### [Challenge]
Copy out each line of the material in which the word "matplotlib" appears.
**********
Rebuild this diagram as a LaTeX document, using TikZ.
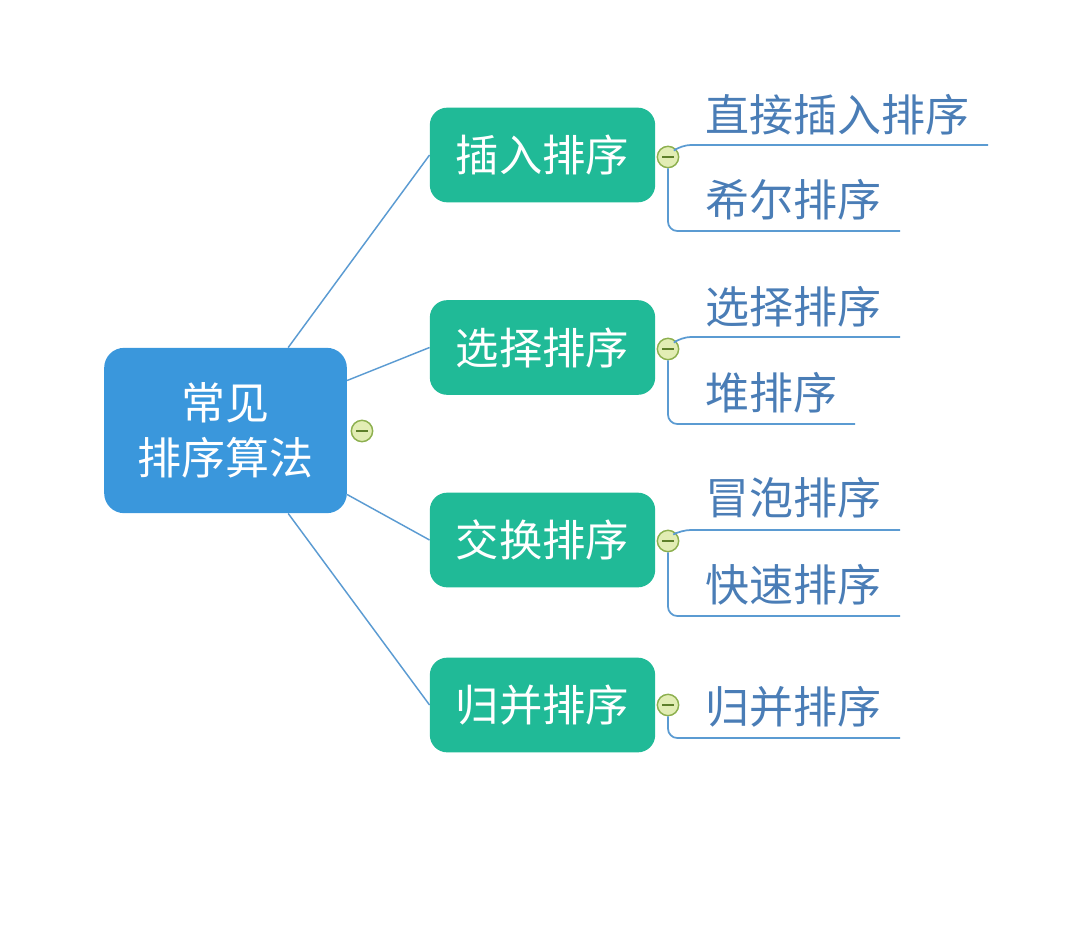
\documentclass[tikz,border=0pt]{standalone}
\usepackage{fontspec}
\newfontfamily\cjk{Noto Sans CJK SC}
\definecolor{rootblue}{HTML}{3A97DC}
\definecolor{boxgreen}{HTML}{20BA97}
\definecolor{leaftext}{HTML}{4A7DB6}
\definecolor{linkblue}{HTML}{5B9BD2}
\definecolor{knobfill}{HTML}{E2EDB4}
\definecolor{knobdraw}{HTML}{8DB04F}
\definecolor{knobbar}{HTML}{5E7F2A}
\tikzset{
  rootbox/.style={fill=rootblue,rounded corners=15pt,minimum width=182pt,minimum height=124pt,
    text=white,align=center,font=\cjk\fontsize{33}{41}\selectfont,inner sep=0pt},
  catbox/.style={fill=boxgreen,rounded corners=13pt,minimum width=169pt,minimum height=71pt,
    text=white,font=\cjk\fontsize{32.5}{38}\selectfont,inner sep=0pt},
  leaf/.style={anchor=west,text=leaftext,font=\cjk\fontsize{33}{38}\selectfont,inner sep=0pt},
  knob/.style={circle,fill=knobfill,draw=knobdraw,line width=1.1pt,minimum size=16pt,inner sep=0pt,
    path picture={\draw[knobbar,line width=1.4pt] ([xshift=-4.5pt]path picture bounding box.center) -- ([xshift=4.5pt]path picture bounding box.center);}},
  link/.style={draw=linkblue,line width=1.1pt},
  branch/.style={draw=linkblue,line width=1.3pt,rounded corners=7pt}
}
\begin{document}
\begin{tikzpicture}[x=0.75pt,y=-0.75pt]
\useasboundingbox (0,0) rectangle (1084,932);
% main nodes
\node[rootbox] (root) at (225.5,430.5) {常见\\排序算法};
\node[catbox] (n1) at (542.5,155) {插入排序};
\node[catbox] (n2) at (542.5,347.5) {选择排序};
\node[catbox] (n3) at (542.5,540) {交换排序};
\node[catbox] (n4) at (542.5,705) {归并排序};
% root links
\draw[link] ([xshift=47pt]root.north) -- (n1.west);
\draw[link] ([yshift=37.5pt]root.east) -- (n2.west);
\draw[link] ([yshift=-48pt]root.east) -- (n3.west);
\draw[link] ([xshift=47pt]root.south) -- (n4.west);
% knobs
\node[knob] (k0) at (362,431) {};
\node[knob] (k1) at (668,157) {};
\node[knob] (k2) at (668,349) {};
\node[knob] (k3) at (668,541) {};
\node[knob] (k4) at (668,705) {};
% leaves
\node[leaf] (l1a) at (705,115) {直接插入排序};
\node[leaf] (l1b) at (705,200) {希尔排序};
\node[leaf] (l2a) at (705,307) {选择排序};
\node[leaf] (l2b) at (705,393) {堆排序};
\node[leaf] (l3a) at (705,498) {冒泡排序};
\node[leaf] (l3b) at (705,585) {快速排序};
\node[leaf] (l4a) at (705,707) {归并排序};
% leaf underline ends
\coordinate (e1a) at (988,145);
\coordinate (e1b) at (900,231);
\coordinate (e2a) at (900,337);
\coordinate (e2b) at (855,424);
\coordinate (e3a) at (900,530);
\coordinate (e3b) at (900,616);
\coordinate (e4a) at (900,738);
% branches
\draw[branch] (k1.north east) -- ([xshift=4pt]k1.north east |- e1a) -- (e1a);
\draw[branch] (k1.south) |- (e1b);
\draw[branch] (k2.north east) -- ([xshift=4pt]k2.north east |- e2a) -- (e2a);
\draw[branch] (k2.south) |- (e2b);
\draw[branch] (k3.north east) -- ([xshift=4pt]k3.north east |- e3a) -- (e3a);
\draw[branch] (k3.south) |- (e3b);
\draw[branch] (k4.south) |- (e4a);
\end{tikzpicture}
\end{document}
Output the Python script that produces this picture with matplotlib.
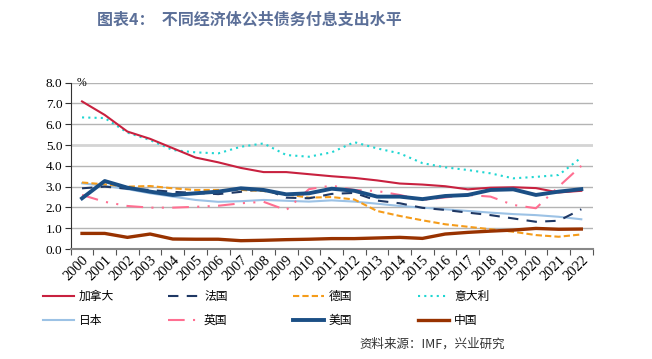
import numpy as np
import matplotlib.pyplot as plt

plt.rcParams['font.family'] = ['Noto Sans CJK SC', 'DejaVu Sans']

# ---- data ----
years = [str(y) for y in range(2000, 2023)]

canada = [7.1, 6.45, 5.65, 5.3, 4.85, 4.4, 4.17, 3.9, 3.7, 3.7, 3.6, 3.5,
          3.42, 3.3, 3.15, 3.1, 3.02, 2.87, 2.95, 2.97, 2.93, 2.72, 2.8]
france = [2.92, 3.0, 2.9, 2.84, 2.75, 2.7, 2.64, 2.75, 2.9, 2.47, 2.44, 2.65,
          2.7, 2.33, 2.2, 1.98, 1.88, 1.75, 1.63, 1.47, 1.31, 1.36, 1.91]
germany = [3.2, 3.11, 3.0, 3.03, 2.92, 2.84, 2.84, 2.84, 2.79, 2.63, 2.47, 2.5,
           2.38, 1.83, 1.59, 1.38, 1.19, 1.07, 0.95, 0.83, 0.67, 0.59, 0.7]
italy = [6.33, 6.3, 5.6, 5.24, 4.76, 4.65, 4.6, 4.92, 5.08, 4.52, 4.44, 4.65,
         5.14, 4.84, 4.6, 4.13, 3.93, 3.8, 3.64, 3.4, 3.47, 3.56, 4.4]
japan = [3.16, 3.04, 2.88, 2.68, 2.52, 2.36, 2.27, 2.3, 2.36, 2.32, 2.28, 2.34,
         2.28, 2.18, 2.07, 1.99, 1.91, 1.83, 1.75, 1.68, 1.63, 1.55, 1.43]
uk = [2.6, 2.27, 2.07, 1.99, 1.99, 2.03, 2.08, 2.2, 2.27, 1.87, 2.88, 3.05,
      2.84, 2.79, 2.6, 2.36, 2.48, 2.6, 2.52, 2.12, 1.96, 3.0, 4.0]
usa = [2.44, 3.27, 2.95, 2.76, 2.6, 2.68, 2.76, 2.92, 2.84, 2.63, 2.68, 2.9,
       2.8, 2.52, 2.52, 2.4, 2.55, 2.6, 2.84, 2.87, 2.6, 2.76, 2.88]
china = [0.75, 0.75, 0.56, 0.72, 0.48, 0.47, 0.47, 0.4, 0.42, 0.45, 0.47, 0.5,
         0.5, 0.53, 0.56, 0.51, 0.72, 0.8, 0.86, 0.91, 0.99, 0.95, 0.96]

labels = ['加拿大', '法国', '德国', '意大利', '日本', '英国', '美国', '中国']

# ---- plot ----
fig = plt.figure(figsize=(6.52, 3.59), dpi=100)
fig.patch.set_facecolor('white')
ax = fig.add_axes([0.1084, 0.3064, 0.8006, 0.4632])

x = np.arange(len(years))

# gridlines
for v in range(1, 9):
    c = '#d4d4d4' if v == 5 else '#b4b4b4'
    lw = 2.0 if v == 5 else 1.0
    ax.axhline(v, color=c, lw=lw, zorder=0)

styles = [
    (canada, dict(color='#c8213f', lw=1.5)),
    (france, dict(color='#1f3864', lw=1.5, dashes=(5, 4))),
    (germany, dict(color='#f59c1a', lw=1.5, dashes=(3, 1.5))),
    (italy, dict(color='#1fd6d2', lw=1.5, dashes=(1, 2))),
    (japan, dict(color='#9cc2e5', lw=1.5)),
    (uk, dict(color='#ff6f91', lw=1.5, dashes=(8, 4, 1, 4, 1, 4))),
    (usa, dict(color='#1b4f85', lw=2.8)),
    (china, dict(color='#983200', lw=2.4)),
]
order = [4, 5, 2, 1, 3, 0, 7, 6]
handles = [None] * 8
for i in order:
    vals, kw = styles[i]
    line, = ax.plot(x, vals, label=labels[i], zorder=3 + order.index(i), **kw)
    handles[i] = line

ax.set_xlim(-0.5, len(years) - 0.5)
ax.set_ylim(0, 8)
ax.set_yticks(np.arange(0, 8.1, 1))
ax.set_yticklabels([f'{v:.1f}' for v in np.arange(0, 8.1, 1)],
                   family='Liberation Serif', fontsize=9.5)
ax.set_xticks(np.arange(-0.5, len(years), 1))
ax.set_xticklabels([])
ax.set_xticks(x, minor=True)
ax.set_xticklabels(years, minor=True, rotation=45, ha='right',
                   rotation_mode='anchor', family='Liberation Serif', fontsize=10.5)
ax.tick_params(axis='x', which='minor', length=0, pad=3)
ax.tick_params(axis='x', which='major', length=4, color='#555555', direction='out')
ax.tick_params(axis='y', length=4, color='#333333', direction='out', pad=2)

for s in ['top', 'right']:
    ax.spines[s].set_visible(False)
ax.spines['left'].set_color('#333333')
ax.spines['bottom'].set_color('#888888')
ax.spines['bottom'].set_linewidth(1.5)

ax.text(0.012, 1.0, '%', transform=ax.transAxes, fontsize=8.5,
        family='Liberation Serif', va='center')

# legend: 4 columns, each column its own legend for even spacing
col_x = [43, 168, 293, 418]
pairs = [[0, 4], [1, 5], [2, 6], [3, 7]]
for c in range(4):
    pair = pairs[c]
    fig.legend(handles=[handles[i] for i in pair],
               labels=[labels[i] for i in pair],
               loc='upper left', bbox_to_anchor=(col_x[c] / 652, 0.193),
               frameon=False, fontsize=8.5, handlelength=2.6,
               handletextpad=0.45, labelspacing=0.95, borderpad=0,
               borderaxespad=0)

fig.text(0.663, 0.04, '资料来源：IMF，兴业研究', ha='center', va='center',
         fontsize=9, color='#333333')
fig.text(0.383, 0.945, '图表4：  不同经济体公共债务付息支出水平', ha='center',
         va='center', fontsize=11.5, fontweight='bold', color='#5b6f98')

fig.savefig('out.png', dpi=100)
**********
### [The reply]
Output the Python script that produces this picture with matplotlib.
import matplotlib.pyplot as plt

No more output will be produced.